Intra- and Interchain Luminescence in Amorphous and Semicrystalline Films of Phenyl-Substituted Polythiophene

Abstract

We report time-resolved photoluminescence (PL) measurements of spin-cast amorphous films of a regioregular polythiophene derivative poly[3-(4-octylphenyl)thiophene] and of annealed semicrystalline films of the same polymer with an interchain stacking distance of 5 Å. Red-shifted PL appears at long delay times in both pristine and annealed films, which we assign to interchain aggregates populated by excitation energy migration.
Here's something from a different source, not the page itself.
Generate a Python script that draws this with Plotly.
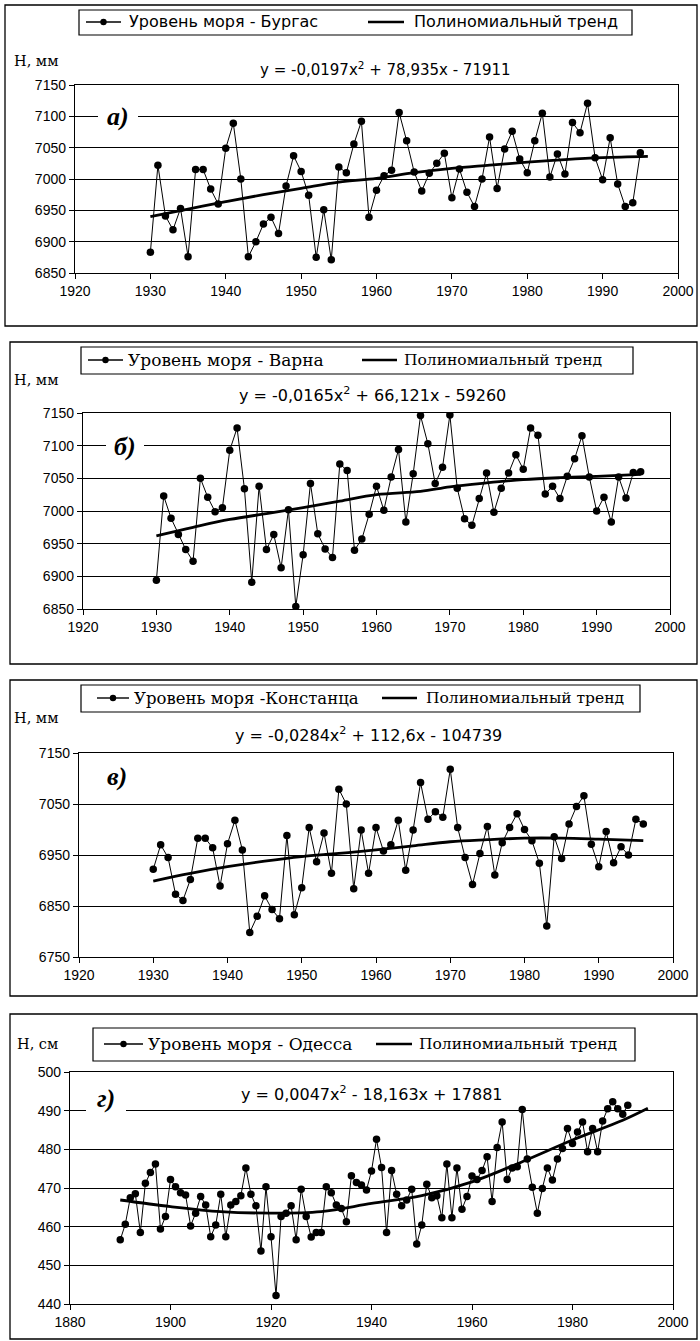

Aggregate luminescence in annealed films exhibits a pronounced vibronic structure indicating the coupling to a CC bond stretch with a Huang−Rhys factor S = 2. Two types of aggregates are distinguished in annealed films: in a few picoseconds most excitations are trapped by aggregates with a large energy gap (about 1.83 eV) between the lowest excited singlet state and the ground state. Excitation energy is transferred or the aggregates relax structurally with a time constant of about 200 ps to aggregates with a smaller energy gap (about 1.75 eV). The radiative lifetime of aggregates with smaller energy gap is estimated to be about 35 ns, two times longer than that of aggregates with the larger energy gap. In spin-cast amorphous films, emission from intrachain singlet excitons has a longer lifetime than in annealed films and only high-energy-gap aggregates are populated.